### Written problem
Repeat each line of the material below exactly as it appears, minus any pictures.

### Information provided
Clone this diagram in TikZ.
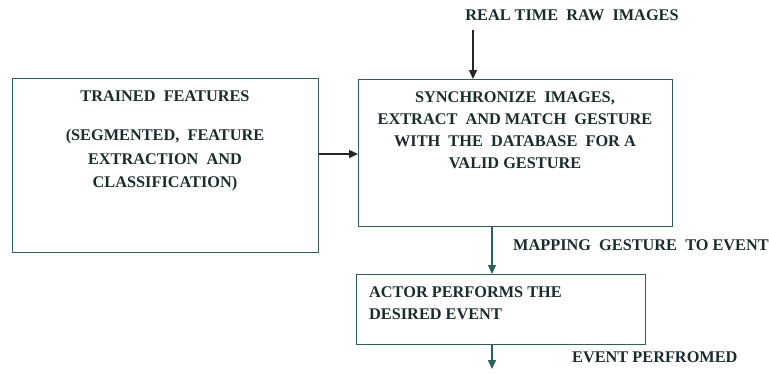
\documentclass[tikz,border=0pt]{standalone}
\usepackage{fontspec}
\setmainfont{Liberation Serif}
\usetikzlibrary{arrows.meta}
\definecolor{linec}{RGB}{45,95,95}
\definecolor{textc}{RGB}{25,45,45}
\begin{document}
\begin{tikzpicture}[x=1pt,y=-1pt,
  box/.style={draw=linec,line width=1.4pt,inner sep=0pt},
  lbl/.style={text=textc,font=\bfseries\fontsize{16.3}{22.5}\selectfont,inner sep=0pt},
  conn/.style={draw=black!85,line width=1.4pt,-{Triangle[length=9pt,width=8pt]}}]
\useasboundingbox (0,0) rectangle (769,375);
% boxes
\node[box,minimum width=306,minimum height=174,anchor=north west] (trained) at (12,78) {};
\node[box,minimum width=314,minimum height=147,anchor=north west] (sync) at (358,79) {};
\node[box,minimum width=289,minimum height=70,anchor=north west] (actor) at (356,274) {};
% texts
\node[lbl,align=center,anchor=north,font=\bfseries\fontsize{16.3}{23.5}\selectfont] (ttxt) at (165,91) {TRAINED\ \ FEATURES\\[15.5pt](SEGMENTED,\ \ FEATURE\\EXTRACTION\ \ AND\\CLASSIFICATION)};
\node[lbl,align=center,anchor=north,font=\bfseries\fontsize{16.3}{22}\selectfont] (stxt) at (515,92) {SYNCHRONIZE\ \ IMAGES,\\EXTRACT\ \ AND\ MATCH\ \ GESTURE\\WITH\ \ THE\ \ DATABASE\ \ FOR\ A\\VALID\ GESTURE};
\node[lbl,align=left,anchor=north west,font=\bfseries\fontsize{16.3}{22}\selectfont] (atxt) at (369,287) {ACTOR PERFORMS THE\\DESIRED EVENT};
\node[lbl,anchor=center] (raw) at (572,15) {REAL TIME\ \ RAW\ \ IMAGES};
\node[lbl,anchor=west] (map) at (513,245) {MAPPING\ \ GESTURE\ \ TO\ EVENT};
\node[lbl,anchor=west] (perf) at (572,357) {EVENT PERFROMED};
% connectors
\coordinate (rawtop) at (473,30);
\coordinate (endp) at (492,369);
\draw[conn] (rawtop) -- (rawtop |- sync.north);
\draw[conn] (trained.east |- 0,154) -- (sync.west |- 0,154);
\draw[conn,draw=linec] (492,226) -- (492,274);
\draw[conn,draw=linec] (492,344) -- (endp);
\end{tikzpicture}
\end{document}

### Answer to this exercise
Clone this diagram in TikZ.
\documentclass[tikz,border=0pt]{standalone}
\usepackage{fontspec}
\setmainfont{Liberation Serif}
\usetikzlibrary{arrows.meta}
\definecolor{linec}{RGB}{45,95,95}
\definecolor{textc}{RGB}{25,45,45}
\begin{document}
\begin{tikzpicture}[x=1pt,y=-1pt,
  box/.style={draw=linec,line width=1.4pt,inner sep=0pt},
  lbl/.style={text=textc,font=\bfseries\fontsize{16.3}{22.5}\selectfont,inner sep=0pt},
  conn/.style={draw=black!85,line width=1.4pt,-{Triangle[length=9pt,width=8pt]}}]
\useasboundingbox (0,0) rectangle (769,375);
% boxes
\node[box,minimum width=306,minimum height=174,anchor=north west] (trained) at (12,78) {};
\node[box,minimum width=314,minimum height=147,anchor=north west] (sync) at (358,79) {};
\node[box,minimum width=289,minimum height=70,anchor=north west] (actor) at (356,274) {};
% texts
\node[lbl,align=center,anchor=north,font=\bfseries\fontsize{16.3}{23.5}\selectfont] (ttxt) at (165,91) {TRAINED\ \ FEATURES\\[15.5pt](SEGMENTED,\ \ FEATURE\\EXTRACTION\ \ AND\\CLASSIFICATION)};
\node[lbl,align=center,anchor=north,font=\bfseries\fontsize{16.3}{22}\selectfont] (stxt) at (515,92) {SYNCHRONIZE\ \ IMAGES,\\EXTRACT\ \ AND\ MATCH\ \ GESTURE\\WITH\ \ THE\ \ DATABASE\ \ FOR\ A\\VALID\ GESTURE};
\node[lbl,align=left,anchor=north west,font=\bfseries\fontsize{16.3}{22}\selectfont] (atxt) at (369,287) {ACTOR PERFORMS THE\\DESIRED EVENT};
\node[lbl,anchor=center] (raw) at (572,15) {REAL TIME\ \ RAW\ \ IMAGES};
\node[lbl,anchor=west] (map) at (513,245) {MAPPING\ \ GESTURE\ \ TO\ EVENT};
\node[lbl,anchor=west] (perf) at (572,357) {EVENT PERFROMED};
% connectors
\coordinate (rawtop) at (473,30);
\coordinate (endp) at (492,369);
\draw[conn] (rawtop) -- (rawtop |- sync.north);
\draw[conn] (trained.east |- 0,154) -- (sync.west |- 0,154);
\draw[conn,draw=linec] (492,226) -- (492,274);
\draw[conn,draw=linec] (492,344) -- (endp);
\end{tikzpicture}
\end{document}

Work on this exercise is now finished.